* COLLECTED DATA *
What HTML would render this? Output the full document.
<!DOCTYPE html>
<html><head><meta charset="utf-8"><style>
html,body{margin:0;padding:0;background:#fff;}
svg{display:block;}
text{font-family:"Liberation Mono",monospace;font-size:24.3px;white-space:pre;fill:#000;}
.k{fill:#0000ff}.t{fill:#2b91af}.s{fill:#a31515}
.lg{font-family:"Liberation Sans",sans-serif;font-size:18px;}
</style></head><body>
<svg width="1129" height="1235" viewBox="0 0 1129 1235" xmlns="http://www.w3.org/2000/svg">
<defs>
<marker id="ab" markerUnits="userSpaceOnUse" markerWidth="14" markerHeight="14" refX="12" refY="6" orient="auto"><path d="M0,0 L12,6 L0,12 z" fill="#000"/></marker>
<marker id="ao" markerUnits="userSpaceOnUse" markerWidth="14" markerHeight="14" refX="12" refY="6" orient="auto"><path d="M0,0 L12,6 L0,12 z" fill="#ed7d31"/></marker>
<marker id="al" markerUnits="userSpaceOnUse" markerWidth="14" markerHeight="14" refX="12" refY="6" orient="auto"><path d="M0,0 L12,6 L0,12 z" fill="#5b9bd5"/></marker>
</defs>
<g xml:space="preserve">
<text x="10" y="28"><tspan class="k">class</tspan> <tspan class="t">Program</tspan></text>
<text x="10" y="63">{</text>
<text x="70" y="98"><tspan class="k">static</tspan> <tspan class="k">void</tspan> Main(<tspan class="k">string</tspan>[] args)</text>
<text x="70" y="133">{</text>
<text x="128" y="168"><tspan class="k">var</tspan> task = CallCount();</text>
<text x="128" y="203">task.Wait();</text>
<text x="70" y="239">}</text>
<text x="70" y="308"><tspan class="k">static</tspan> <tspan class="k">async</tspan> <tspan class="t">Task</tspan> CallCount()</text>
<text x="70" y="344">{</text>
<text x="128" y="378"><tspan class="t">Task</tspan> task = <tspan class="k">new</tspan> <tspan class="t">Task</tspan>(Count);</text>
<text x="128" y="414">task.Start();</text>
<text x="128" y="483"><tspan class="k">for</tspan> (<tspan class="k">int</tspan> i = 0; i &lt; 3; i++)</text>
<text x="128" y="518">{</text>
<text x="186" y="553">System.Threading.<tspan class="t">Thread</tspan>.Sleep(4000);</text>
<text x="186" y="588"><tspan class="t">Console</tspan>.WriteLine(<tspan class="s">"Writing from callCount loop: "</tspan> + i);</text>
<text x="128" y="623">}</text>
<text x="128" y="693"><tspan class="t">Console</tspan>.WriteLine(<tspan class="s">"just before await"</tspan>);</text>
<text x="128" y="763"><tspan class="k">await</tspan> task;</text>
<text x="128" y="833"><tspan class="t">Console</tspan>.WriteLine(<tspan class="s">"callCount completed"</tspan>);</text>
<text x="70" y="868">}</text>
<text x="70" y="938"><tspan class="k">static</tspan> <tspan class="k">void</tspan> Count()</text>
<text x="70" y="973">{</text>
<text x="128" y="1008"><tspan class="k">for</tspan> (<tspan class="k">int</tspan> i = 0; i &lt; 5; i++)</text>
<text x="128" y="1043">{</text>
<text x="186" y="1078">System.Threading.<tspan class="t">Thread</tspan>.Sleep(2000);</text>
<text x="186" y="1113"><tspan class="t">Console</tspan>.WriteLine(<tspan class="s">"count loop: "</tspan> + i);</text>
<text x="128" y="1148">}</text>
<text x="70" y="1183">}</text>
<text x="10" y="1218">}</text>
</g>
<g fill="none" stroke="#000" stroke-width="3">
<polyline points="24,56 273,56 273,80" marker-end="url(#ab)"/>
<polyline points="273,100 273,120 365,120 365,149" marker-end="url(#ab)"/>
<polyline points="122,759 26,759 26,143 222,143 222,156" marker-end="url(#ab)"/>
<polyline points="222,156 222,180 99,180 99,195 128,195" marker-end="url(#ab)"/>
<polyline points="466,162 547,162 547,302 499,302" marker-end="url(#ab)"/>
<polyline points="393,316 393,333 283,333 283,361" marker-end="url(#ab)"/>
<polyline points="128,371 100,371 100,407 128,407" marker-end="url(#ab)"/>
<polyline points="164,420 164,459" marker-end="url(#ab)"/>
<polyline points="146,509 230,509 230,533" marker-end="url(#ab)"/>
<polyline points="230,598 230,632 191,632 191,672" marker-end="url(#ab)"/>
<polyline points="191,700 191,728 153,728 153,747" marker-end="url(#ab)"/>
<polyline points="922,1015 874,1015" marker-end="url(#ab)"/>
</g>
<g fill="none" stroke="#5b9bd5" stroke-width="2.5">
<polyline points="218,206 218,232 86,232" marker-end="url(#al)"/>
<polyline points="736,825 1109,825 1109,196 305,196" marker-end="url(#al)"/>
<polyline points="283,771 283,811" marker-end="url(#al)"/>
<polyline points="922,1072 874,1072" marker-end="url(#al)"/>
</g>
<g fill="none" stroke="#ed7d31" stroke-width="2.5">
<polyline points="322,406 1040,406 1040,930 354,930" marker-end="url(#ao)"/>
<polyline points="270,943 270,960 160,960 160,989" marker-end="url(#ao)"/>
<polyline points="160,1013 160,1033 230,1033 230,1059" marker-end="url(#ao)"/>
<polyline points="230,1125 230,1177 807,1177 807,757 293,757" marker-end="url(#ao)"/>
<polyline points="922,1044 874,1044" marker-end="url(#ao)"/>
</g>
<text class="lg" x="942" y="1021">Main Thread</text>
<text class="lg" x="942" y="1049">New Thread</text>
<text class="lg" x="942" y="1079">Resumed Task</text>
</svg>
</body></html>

* EXERCISE GOAL *
Copy out all of the data exactly, leaving nothing out.

* EXPECTED OUTPUT *
What HTML would render this? Output the full document.
<!DOCTYPE html>
<html><head><meta charset="utf-8"><style>
html,body{margin:0;padding:0;background:#fff;}
svg{display:block;}
text{font-family:"Liberation Mono",monospace;font-size:24.3px;white-space:pre;fill:#000;}
.k{fill:#0000ff}.t{fill:#2b91af}.s{fill:#a31515}
.lg{font-family:"Liberation Sans",sans-serif;font-size:18px;}
</style></head><body>
<svg width="1129" height="1235" viewBox="0 0 1129 1235" xmlns="http://www.w3.org/2000/svg">
<defs>
<marker id="ab" markerUnits="userSpaceOnUse" markerWidth="14" markerHeight="14" refX="12" refY="6" orient="auto"><path d="M0,0 L12,6 L0,12 z" fill="#000"/></marker>
<marker id="ao" markerUnits="userSpaceOnUse" markerWidth="14" markerHeight="14" refX="12" refY="6" orient="auto"><path d="M0,0 L12,6 L0,12 z" fill="#ed7d31"/></marker>
<marker id="al" markerUnits="userSpaceOnUse" markerWidth="14" markerHeight="14" refX="12" refY="6" orient="auto"><path d="M0,0 L12,6 L0,12 z" fill="#5b9bd5"/></marker>
</defs>
<g xml:space="preserve">
<text x="10" y="28"><tspan class="k">class</tspan> <tspan class="t">Program</tspan></text>
<text x="10" y="63">{</text>
<text x="70" y="98"><tspan class="k">static</tspan> <tspan class="k">void</tspan> Main(<tspan class="k">string</tspan>[] args)</text>
<text x="70" y="133">{</text>
<text x="128" y="168"><tspan class="k">var</tspan> task = CallCount();</text>
<text x="128" y="203">task.Wait();</text>
<text x="70" y="239">}</text>
<text x="70" y="308"><tspan class="k">static</tspan> <tspan class="k">async</tspan> <tspan class="t">Task</tspan> CallCount()</text>
<text x="70" y="344">{</text>
<text x="128" y="378"><tspan class="t">Task</tspan> task = <tspan class="k">new</tspan> <tspan class="t">Task</tspan>(Count);</text>
<text x="128" y="414">task.Start();</text>
<text x="128" y="483"><tspan class="k">for</tspan> (<tspan class="k">int</tspan> i = 0; i &lt; 3; i++)</text>
<text x="128" y="518">{</text>
<text x="186" y="553">System.Threading.<tspan class="t">Thread</tspan>.Sleep(4000);</text>
<text x="186" y="588"><tspan class="t">Console</tspan>.WriteLine(<tspan class="s">"Writing from callCount loop: "</tspan> + i);</text>
<text x="128" y="623">}</text>
<text x="128" y="693"><tspan class="t">Console</tspan>.WriteLine(<tspan class="s">"just before await"</tspan>);</text>
<text x="128" y="763"><tspan class="k">await</tspan> task;</text>
<text x="128" y="833"><tspan class="t">Console</tspan>.WriteLine(<tspan class="s">"callCount completed"</tspan>);</text>
<text x="70" y="868">}</text>
<text x="70" y="938"><tspan class="k">static</tspan> <tspan class="k">void</tspan> Count()</text>
<text x="70" y="973">{</text>
<text x="128" y="1008"><tspan class="k">for</tspan> (<tspan class="k">int</tspan> i = 0; i &lt; 5; i++)</text>
<text x="128" y="1043">{</text>
<text x="186" y="1078">System.Threading.<tspan class="t">Thread</tspan>.Sleep(2000);</text>
<text x="186" y="1113"><tspan class="t">Console</tspan>.WriteLine(<tspan class="s">"count loop: "</tspan> + i);</text>
<text x="128" y="1148">}</text>
<text x="70" y="1183">}</text>
<text x="10" y="1218">}</text>
</g>
<g fill="none" stroke="#000" stroke-width="3">
<polyline points="24,56 273,56 273,80" marker-end="url(#ab)"/>
<polyline points="273,100 273,120 365,120 365,149" marker-end="url(#ab)"/>
<polyline points="122,759 26,759 26,143 222,143 222,156" marker-end="url(#ab)"/>
<polyline points="222,156 222,180 99,180 99,195 128,195" marker-end="url(#ab)"/>
<polyline points="466,162 547,162 547,302 499,302" marker-end="url(#ab)"/>
<polyline points="393,316 393,333 283,333 283,361" marker-end="url(#ab)"/>
<polyline points="128,371 100,371 100,407 128,407" marker-end="url(#ab)"/>
<polyline points="164,420 164,459" marker-end="url(#ab)"/>
<polyline points="146,509 230,509 230,533" marker-end="url(#ab)"/>
<polyline points="230,598 230,632 191,632 191,672" marker-end="url(#ab)"/>
<polyline points="191,700 191,728 153,728 153,747" marker-end="url(#ab)"/>
<polyline points="922,1015 874,1015" marker-end="url(#ab)"/>
</g>
<g fill="none" stroke="#5b9bd5" stroke-width="2.5">
<polyline points="218,206 218,232 86,232" marker-end="url(#al)"/>
<polyline points="736,825 1109,825 1109,196 305,196" marker-end="url(#al)"/>
<polyline points="283,771 283,811" marker-end="url(#al)"/>
<polyline points="922,1072 874,1072" marker-end="url(#al)"/>
</g>
<g fill="none" stroke="#ed7d31" stroke-width="2.5">
<polyline points="322,406 1040,406 1040,930 354,930" marker-end="url(#ao)"/>
<polyline points="270,943 270,960 160,960 160,989" marker-end="url(#ao)"/>
<polyline points="160,1013 160,1033 230,1033 230,1059" marker-end="url(#ao)"/>
<polyline points="230,1125 230,1177 807,1177 807,757 293,757" marker-end="url(#ao)"/>
<polyline points="922,1044 874,1044" marker-end="url(#ao)"/>
</g>
<text class="lg" x="942" y="1021">Main Thread</text>
<text class="lg" x="942" y="1049">New Thread</text>
<text class="lg" x="942" y="1079">Resumed Task</text>
</svg>
</body></html>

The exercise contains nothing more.